Gilad Hirschberger is associate professor of social and political psychology at the Interdisciplinary Center Herzliya.
As the general elections in Israel approach, there is one question on everyone’s mind: Is Prime Minister Benjamin Netanyahu’s seat shaky after a decade of relatively stable rule? The answer to this question may be found in the curious discrepancy between Israelis’ political identification and their attitudes on the central issues facing the country.
Can the entrance of Benny Gantz, a former general but political rookie, into the political arena alter the Israeli political map, change the trajectory of the country from crawling annexation to conflict resolution, and reconcile the tension between fear and hope?
Israelis increasingly identify as right-wing and vote for hard-line right-wing parties. The violence against Israelis following the Oslo accords, the failed Camp David talks and the disengagement from Gaza have ostensibly snapped Israelis out of naive hopes for peace, led them to realize that liberal snowflakes tend to melt in the harsh Middle East sun, and forced them to understand that in this tough neighborhood, only the strong survive.

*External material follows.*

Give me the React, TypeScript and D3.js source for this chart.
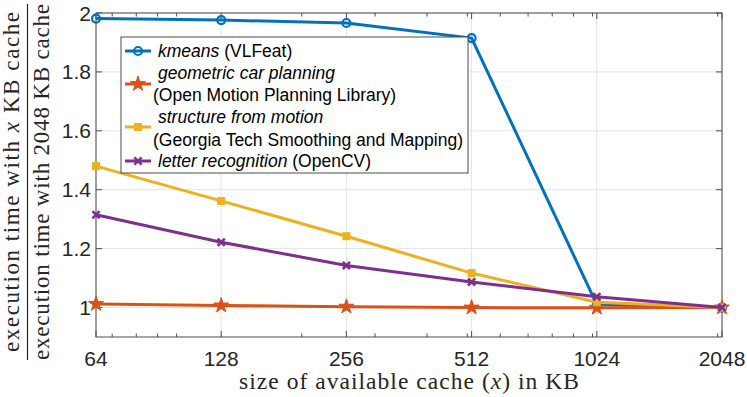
import React from 'react';
import * as d3 from 'd3';

// cache sizes in KB, log2 axis
const cacheSizes = [64, 128, 256, 512, 1024, 2048];
const kmeans = [1.981, 1.976, 1.966, 1.915, 1.01, 1.0];
const carPlanning = [1.012, 1.007, 1.003, 1.0, 0.999, 1.0];
const structureFromMotion = [1.48, 1.362, 1.242, 1.117, 1.018, 1.0];
const letterRecognition = [1.315, 1.222, 1.143, 1.087, 1.037, 1.0];

const xTicks = [64, 128, 256, 512, 1024, 2048];
const xMinorTicks = [70, 80, 90, 100, 200, 300, 400, 500, 600, 700, 800, 900, 1000, 2000];
const yTicks = [1, 1.2, 1.4, 1.6, 1.8, 2];

const W = 747;
const H = 397;
const M = { left: 96, right: 25, top: 13, bottom: 60 };

const SANS = '"Liberation Sans", Arial, sans-serif';
const SERIF = '"Liberation Serif", "Times New Roman", serif';
const AXIS = '#4d4d4d';
const GRID = '#e3e3e3';

const series = [
  { key: 'kmeans', values: kmeans, color: '#0072BD', marker: 'circle' },
  { key: 'car', values: carPlanning, color: '#D95319', marker: 'star' },
  { key: 'sfm', values: structureFromMotion, color: '#EDB120', marker: 'square' },
  { key: 'letter', values: letterRecognition, color: '#7E2F8E', marker: 'x' },
];

const Marker = ({ type, x, y, color }: { type: string; x: number; y: number; color: string }) => {
  if (type === 'circle')
    return <circle cx={x} cy={y} r={4} fill="none" stroke={color} strokeWidth={2.2} />;
  if (type === 'star')
    return (
      <path
        transform={`translate(${x},${y})`}
        d={d3.symbol(d3.symbolStar, 70)()!}
        fill={color}
        stroke={color}
        strokeWidth={1}
      />
    );
  if (type === 'square')
    return <rect x={x - 3.5} y={y - 3.5} width={7} height={7} fill={color} stroke={color} />;
  const s = 3.6;
  return (
    <path
      d={`M${x - s},${y - s}L${x + s},${y + s}M${x - s},${y + s}L${x + s},${y - s}`}
      stroke={color}
      strokeWidth={2.6}
      fill="none"
    />
  );
};

export default function App() {
  const x = d3.scaleLog().base(2).domain([64, 2048]).range([M.left, W - M.right]);
  const y = d3.scaleLinear().domain([0.9, 2]).range([H - M.bottom, M.top]);
  const x0 = M.left, x1 = W - M.right, y0 = H - M.bottom, y1 = M.top;

  const line = d3
    .line<number>()
    .x((_, i) => x(cacheSizes[i]))
    .y((d) => y(d));

  const lg = { x: 121, y: 37, w: 347, h: 136 };
  const sample = (cy: number, s: (typeof series)[number]) => (
    <g>
      <line x1={125} x2={151} y1={cy} y2={cy} stroke={s.color} strokeWidth={3} />
      <Marker type={s.marker} x={138} y={cy} color={s.color} />
    </g>
  );

  return (
    <svg width={W} height={H} style={{ position: 'absolute', left: 0, top: 0 }}>
      <rect width={W} height={H} fill="#fff" />
      {/* grid */}
      {xTicks.map((t) => (
        <line key={'gx' + t} x1={x(t)} x2={x(t)} y1={y0} y2={y1} stroke={GRID} />
      ))}
      {yTicks.map((t) => (
        <line key={'gy' + t} x1={x0} x2={x1} y1={y(t)} y2={y(t)} stroke={GRID} />
      ))}
      {/* ticks on all four sides */}
      {xTicks.map((t) => (
        <g key={'tx' + t} stroke={AXIS}>
          <line x1={x(t)} x2={x(t)} y1={y0} y2={y0 - 6} />
          <line x1={x(t)} x2={x(t)} y1={y1} y2={y1 + 6} />
        </g>
      ))}
      {xMinorTicks.map((t) => (
        <g key={'mx' + t} stroke={AXIS}>
          <line x1={x(t)} x2={x(t)} y1={y0} y2={y0 - 3.5} />
          <line x1={x(t)} x2={x(t)} y1={y1} y2={y1 + 3.5} />
        </g>
      ))}
      {yTicks.map((t) => (
        <g key={'ty' + t} stroke={AXIS}>
          <line x1={x0} x2={x0 + 6} y1={y(t)} y2={y(t)} />
          <line x1={x1} x2={x1 - 6} y1={y(t)} y2={y(t)} />
        </g>
      ))}
      <rect x={x0} y={y1} width={x1 - x0} height={y0 - y1} fill="none" stroke={AXIS} />

      {/* tick labels */}
      {xTicks.map((t) => (
        <text key={'lx' + t} x={x(t)} y={366} textAnchor="middle" fontFamily={SANS} fontSize={21} fill="#262626">
          {t}
        </text>
      ))}
      {yTicks.map((t) => (
        <text key={'ly' + t} x={x0 - 5} y={y(t) + 7.5} textAnchor="end" fontFamily={SANS} fontSize={21} fill="#262626">
          {d3.format('~g')(t)}
        </text>
      ))}

      {/* axis labels */}
      <text
        x={(x0 + x1) / 2}
        y={389}
        textAnchor="middle"
        fontFamily={SERIF}
        fontSize={23.5}
        fill="#262626"
        textLength={340}
        lengthAdjust="spacing"
      >
        size of available cache (<tspan fontStyle="italic">x</tspan>) in KB
      </text>
      <g transform="translate(0,182) rotate(-90)" fontFamily={SERIF} fontSize={23} fill="#262626">
        <text x={0} y={19} textAnchor="middle" textLength={340} lengthAdjust="spacing">
          execution time with <tspan fontStyle="italic">x</tspan> KB cache
        </text>
        <line x1={-178} x2={178} y1={27.5} y2={27.5} stroke="#262626" strokeWidth={1.2} />
        <text x={0} y={49} textAnchor="middle" textLength={356} lengthAdjust="spacing">
          execution time with 2048 KB cache
        </text>
      </g>

      {/* series */}
      {series.map((s) => (
        <g key={s.key}>
          <path d={line(s.values)!} fill="none" stroke={s.color} strokeWidth={3} />
          {s.values.map((v, i) => (
            <Marker key={i} type={s.marker} x={x(cacheSizes[i])} y={y(v)} color={s.color} />
          ))}
        </g>
      ))}

      {/* legend */}
      <rect x={lg.x} y={lg.y} width={lg.w} height={lg.h} fill="#fff" stroke={AXIS} />
      <g fontFamily={SANS} fontSize={17.5} fill="#000">
        {sample(51, series[0])}
        <text x={158} y={57}>
          <tspan fontStyle="italic">kmeans</tspan> (VLFeat)
        </text>
        {sample(84, series[1])}
        <text x={158} y={79} fontStyle="italic">geometric car planning</text>
        <text x={153} y={101}>(Open Motion Planning Library)</text>
        {sample(127, series[2])}
        <text x={158} y={123} fontStyle="italic">structure from motion</text>
        <text x={153} y={146}>(Georgia Tech Smoothing and Mapping)</text>
        {sample(161, series[3])}
        <text x={158} y={167}>
          <tspan fontStyle="italic">letter recognition</tspan> (OpenCV)
        </text>
      </g>
    </svg>
  );
}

Opinion polls show that the percentage of Israelis willing to profess their alliance to the left has dwindled and dropped to a meager 8 percent, and that the Labor Party, the party that founded the state of Israel, has shriveled in size from a peak of 44 seats in the 1992 elections to five or six seats projected in the coming elections. Research indicates that the left has been demonized to the extent that merely uttering the word “left” is met with scorn. The rightward shift, alas, seems broad and robust.

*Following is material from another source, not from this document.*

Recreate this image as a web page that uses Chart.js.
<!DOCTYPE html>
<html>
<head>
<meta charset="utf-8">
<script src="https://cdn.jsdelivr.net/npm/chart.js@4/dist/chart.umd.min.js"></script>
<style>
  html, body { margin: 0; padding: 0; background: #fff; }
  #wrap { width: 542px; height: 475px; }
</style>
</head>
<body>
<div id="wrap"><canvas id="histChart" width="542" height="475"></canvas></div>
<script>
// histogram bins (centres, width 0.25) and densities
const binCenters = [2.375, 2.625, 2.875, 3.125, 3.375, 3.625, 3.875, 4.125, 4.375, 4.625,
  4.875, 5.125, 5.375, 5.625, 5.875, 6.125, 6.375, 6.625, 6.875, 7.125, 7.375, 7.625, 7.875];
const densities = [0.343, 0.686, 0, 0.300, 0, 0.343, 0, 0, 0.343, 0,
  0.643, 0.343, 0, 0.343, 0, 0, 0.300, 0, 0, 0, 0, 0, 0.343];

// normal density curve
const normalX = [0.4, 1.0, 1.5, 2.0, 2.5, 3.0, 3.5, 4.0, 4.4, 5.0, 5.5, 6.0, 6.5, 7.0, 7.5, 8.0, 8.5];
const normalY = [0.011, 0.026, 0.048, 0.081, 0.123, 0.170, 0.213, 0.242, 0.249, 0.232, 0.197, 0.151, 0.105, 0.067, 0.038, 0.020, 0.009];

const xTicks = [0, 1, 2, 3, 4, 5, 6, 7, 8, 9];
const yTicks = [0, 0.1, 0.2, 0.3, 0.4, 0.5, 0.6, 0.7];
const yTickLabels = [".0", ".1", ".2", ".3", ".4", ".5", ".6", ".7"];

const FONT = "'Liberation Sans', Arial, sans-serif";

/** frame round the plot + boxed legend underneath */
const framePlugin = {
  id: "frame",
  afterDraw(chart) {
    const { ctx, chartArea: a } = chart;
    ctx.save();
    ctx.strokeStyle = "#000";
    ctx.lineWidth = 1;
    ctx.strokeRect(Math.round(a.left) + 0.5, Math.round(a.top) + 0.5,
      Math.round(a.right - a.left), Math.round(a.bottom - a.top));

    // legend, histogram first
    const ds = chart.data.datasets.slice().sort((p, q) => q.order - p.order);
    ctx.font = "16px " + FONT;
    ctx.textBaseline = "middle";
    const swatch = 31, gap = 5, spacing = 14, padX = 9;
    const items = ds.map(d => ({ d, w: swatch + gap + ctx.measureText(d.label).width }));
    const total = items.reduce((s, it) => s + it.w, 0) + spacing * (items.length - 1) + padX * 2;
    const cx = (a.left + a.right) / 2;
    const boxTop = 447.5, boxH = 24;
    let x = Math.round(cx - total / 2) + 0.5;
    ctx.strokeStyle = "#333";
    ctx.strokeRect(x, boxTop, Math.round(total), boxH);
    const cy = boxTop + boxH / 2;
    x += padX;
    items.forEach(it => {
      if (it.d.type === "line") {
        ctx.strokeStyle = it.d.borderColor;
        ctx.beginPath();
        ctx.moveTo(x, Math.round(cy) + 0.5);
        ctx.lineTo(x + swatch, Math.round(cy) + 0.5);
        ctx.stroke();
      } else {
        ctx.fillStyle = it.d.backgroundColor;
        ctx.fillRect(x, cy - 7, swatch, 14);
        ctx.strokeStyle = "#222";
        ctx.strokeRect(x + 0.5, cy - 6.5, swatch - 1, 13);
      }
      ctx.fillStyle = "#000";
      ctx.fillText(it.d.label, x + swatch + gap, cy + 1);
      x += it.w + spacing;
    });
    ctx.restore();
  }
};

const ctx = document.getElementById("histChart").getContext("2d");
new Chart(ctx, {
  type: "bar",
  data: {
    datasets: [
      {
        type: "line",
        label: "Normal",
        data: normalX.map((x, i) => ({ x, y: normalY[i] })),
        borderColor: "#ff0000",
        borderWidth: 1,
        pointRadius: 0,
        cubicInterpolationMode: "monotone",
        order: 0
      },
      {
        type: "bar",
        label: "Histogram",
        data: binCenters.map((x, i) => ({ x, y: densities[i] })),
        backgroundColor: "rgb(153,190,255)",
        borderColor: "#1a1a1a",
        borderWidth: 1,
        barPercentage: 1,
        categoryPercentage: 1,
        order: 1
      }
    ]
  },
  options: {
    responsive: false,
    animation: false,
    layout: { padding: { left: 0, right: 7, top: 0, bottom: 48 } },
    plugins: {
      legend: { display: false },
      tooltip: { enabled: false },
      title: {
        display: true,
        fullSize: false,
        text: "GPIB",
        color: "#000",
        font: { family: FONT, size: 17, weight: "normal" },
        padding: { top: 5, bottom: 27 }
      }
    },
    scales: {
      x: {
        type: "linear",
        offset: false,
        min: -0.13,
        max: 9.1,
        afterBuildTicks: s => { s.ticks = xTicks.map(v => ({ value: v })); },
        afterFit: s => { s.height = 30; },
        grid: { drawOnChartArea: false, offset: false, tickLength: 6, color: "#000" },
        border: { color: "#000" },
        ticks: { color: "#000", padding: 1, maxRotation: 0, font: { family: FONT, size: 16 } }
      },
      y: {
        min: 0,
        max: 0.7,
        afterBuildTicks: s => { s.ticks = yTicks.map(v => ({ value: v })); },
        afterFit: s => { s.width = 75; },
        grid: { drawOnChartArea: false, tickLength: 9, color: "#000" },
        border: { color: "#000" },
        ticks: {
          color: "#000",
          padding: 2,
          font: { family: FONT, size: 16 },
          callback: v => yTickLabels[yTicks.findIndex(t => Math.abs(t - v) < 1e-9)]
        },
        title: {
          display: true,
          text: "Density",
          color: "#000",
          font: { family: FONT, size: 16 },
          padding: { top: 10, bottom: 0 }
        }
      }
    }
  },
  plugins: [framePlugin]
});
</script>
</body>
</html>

However, when looking at the attitudes Israelis hold in regard to the conflict with the Palestinians, a strikingly different picture emerges. Opinion polls carried out since 1993 show that a majority of Israelis support a two-state solution — a solution championed by the Israeli left.
In polls I conducted over the past year with Commanders for Israel’s Security (CIS), we expanded the question to ask about support for other policy alternatives as well, such as the annexation of the West Bank — an idea with rising popularity in the ruling Likud party — and unilateral separation from the West Bank, a pragmatic step forward without a formal peace agreement.
We found that slightly less than half of the Jewish Israeli public supports a two-state solution, but were surprised to discover that another 25 percent or so support unilateral separation, meaning that nearly 75 percent of Israeli Jews support pragmatic and moderate solutions to the conflict with the Palestinians. Only about 15 percent of Israelis support annexation of the West Bank. We are, thus, faced with a paradox: Israelis identify as right and vote for right-wing parties, but think leftist thoughts.
How can we explain this discrepancy? One obvious answer is that, in Israel, security is the primary concern that trumps everything else. Israelis may be supportive of compromise with the Palestinians, but they will not compromise their own security. A deal that does not come with compelling security assurances is a nonstarter.
Another explanation is that while Israelis are highly aware of the security threat to their country, they are oblivious to the threat to Israel’s Jewish and democratic character if the country continues to rule over 2.6 million West Bank Palestinians. When asked to rate the severity of different threats facing the country, security invariably comes first, and the threat to Israel’s identity appears at the very end of the list. It seems, therefore, that Israelis are supportive of peace in principle, but turn a blind eye to the implications of failing to separate from the West Bank in the near future.
High levels of support for pragmatic solutions to the conflict are thus stifled by a relative lack of interest in this topic. Moreover, whereas only a minority of Israelis supports annexation of the West Bank, they support this policy with zeal. Supporters of the two-state solution or unilateral separation may be a majority, but their support for these policies is more tempered. A determined minority will often hijack the public agenda when the majority is asleep.
This is where Gantz stands a chance. Waving a sword in his right hand while holding an olive branch in his left may both assuage Israelis’ existential concerns and place the prospect of peace back on the table. Come April 9 we will learn whether Gantz is another false messiah in a long list of generals who did well in the polls and failed in the ballots, or whether he has what it takes to oust Netanyahu and find new ways to reconcile Israel’s long-lasting security-identity dilemma.